Indonesien ist trotz seiner geografischen und wirtschaftlichen Herausforderungen zu einem führenden Markt für E-Commerce in Südostasien aufgestiegen. Lokale Unternehmen wie Tokopedia haben es geschafft, ohne die Unterstützung großer westlicher Tech-Firmen zu wachsen. Viele dieser Märkte haben große Investitionen von Big Tech-Unternehmen angezogen, da sie als Türöffner für den Markteintritt dienen, während sie gleichzeitig von den Cloud-Diensten dieser Unternehmen stark profitieren. Auch der Wettbewerb auf dem heimischen Markt ist ohne Zugang zu Cloud-Diensten nahezu unmöglich.
Ein entscheidender Punkt bei der Betrachtung von Datenhandelsrichtlinien ist die Rolle von Cloud-Services als wichtige Zwischenlösung im lokalen Produktionsprozess. In westlichen Volkswirtschaften wie Großbritannien oder Frankreich könnte die Position auf dem digitalen Handelsmarkt durch die Dominanz großer Unternehmen wie Amazon, Alphabet, Apple, Meta und Microsoft beeinträchtigt sein. In der sogenannten Furman-Überprüfung (Furman et al. 2019) wurde immer wieder betont, dass kleine Tech-Unternehmen im Vereinigten Königreich nur dann eine nennenswerte Exit-Option haben, wenn sie von einem der großen US-Unternehmen aufgekauft werden.
Das bedeutet, dass die Regierungen dieser Länder ein besseres Verständnis für die globale technologische Infrastruktur entwickeln müssen, wenn sie ihre nationale Position im digitalen Handel stärken wollen.
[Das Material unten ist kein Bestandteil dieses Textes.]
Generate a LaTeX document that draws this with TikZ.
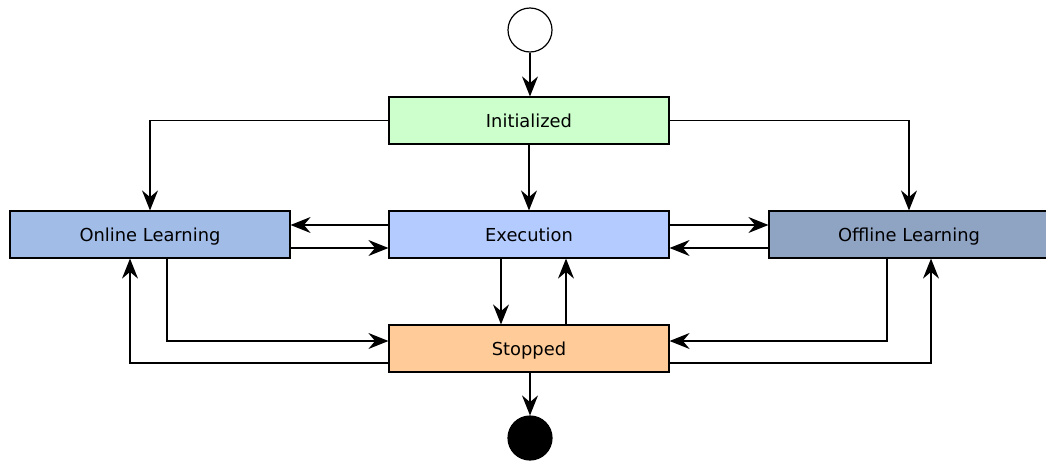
\documentclass[tikz,border=0pt]{standalone}
\usepackage{fontspec}
\setmainfont{DejaVu Sans}
\usetikzlibrary{arrows.meta}
\definecolor{cinit}{RGB}{204,255,204}
\definecolor{conline}{RGB}{162,188,232}
\definecolor{cexec}{RGB}{179,203,255}
\definecolor{coffline}{RGB}{143,163,195}
\definecolor{cstop}{RGB}{255,204,153}
\tikzset{
  state/.style={draw=black, line width=0.9pt, minimum width=210pt, minimum height=35.25pt, inner sep=0pt, text depth=0pt, font=\fontsize{13.4}{15}\selectfont},
  conn/.style={line width=1pt, arrows={-Stealth[length=15pt, width=12pt, inset=5pt]}}
}
\begin{document}
\begin{tikzpicture}[x=0.75pt,y=-0.75pt]
\useasboundingbox (0,0) rectangle (1046,461);
\node[circle, draw, fill=white, line width=0.9pt, minimum size=33pt, inner sep=0pt] (start) at (530,30) {};
\node[state, fill=cinit] (init) at (529,120.5) {Initialized};
\node[state, fill=conline] (online) at (150,234.5) {Online Learning};
\node[state, fill=cexec] (exec) at (529,234.5) {Execution};
\node[state, fill=coffline] (offline) at (909,234.5) {Offline Learning};
\node[state, fill=cstop] (stop) at (529,348.5) {Stopped};
\node[circle, draw, fill=black, line width=0.9pt, minimum size=33pt, inner sep=0pt] (end) at (530,438) {};

\draw[conn] (start) -- (start|-init.north);
\draw[conn] (init.west) -| (online.north);
\draw[conn] (init.east) -| (offline.north);
\draw[conn] (init) -- (exec);
\draw[conn] (exec.west|-0,225) -- (online.east|-0,225);
\draw[conn] (online.east|-0,248) -- (exec.west|-0,248);
\draw[conn] (exec.east|-0,225) -- (offline.west|-0,225);
\draw[conn] (offline.west|-0,248) -- (exec.east|-0,248);
\draw[conn] (exec.south-|501,0) -- (stop.north-|501,0);
\draw[conn] (stop.north-|566,0) -- (exec.south-|566,0);
\draw[conn] (online.south-|167,0) |- (stop.west|-0,341);
\draw[conn] (stop.west|-0,363) -| (online.south-|130,0);
\draw[conn] (offline.south-|887,0) |- (stop.east|-0,341);
\draw[conn] (stop.east|-0,363) -| (offline.south-|931,0);
\draw[conn] (stop.south-|end) -- (end);
\end{tikzpicture}
\end{document}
Es geht nicht nur um eine präzise statistische Erfassung des Wertschöpfungsprozesses im internationalen Handel, sondern auch um ein tiefes Verständnis der digitalen Infrastruktur, die diesen Handel ermöglicht. Die moderne Wirtschaft basiert zunehmend auf diesen digitalen Netzen, die nicht nur als Infrastrukturebene für den Handel fungieren, sondern selbst einen immer größeren Teil des gesamten Wertschöpfungsprozesses ausmachen.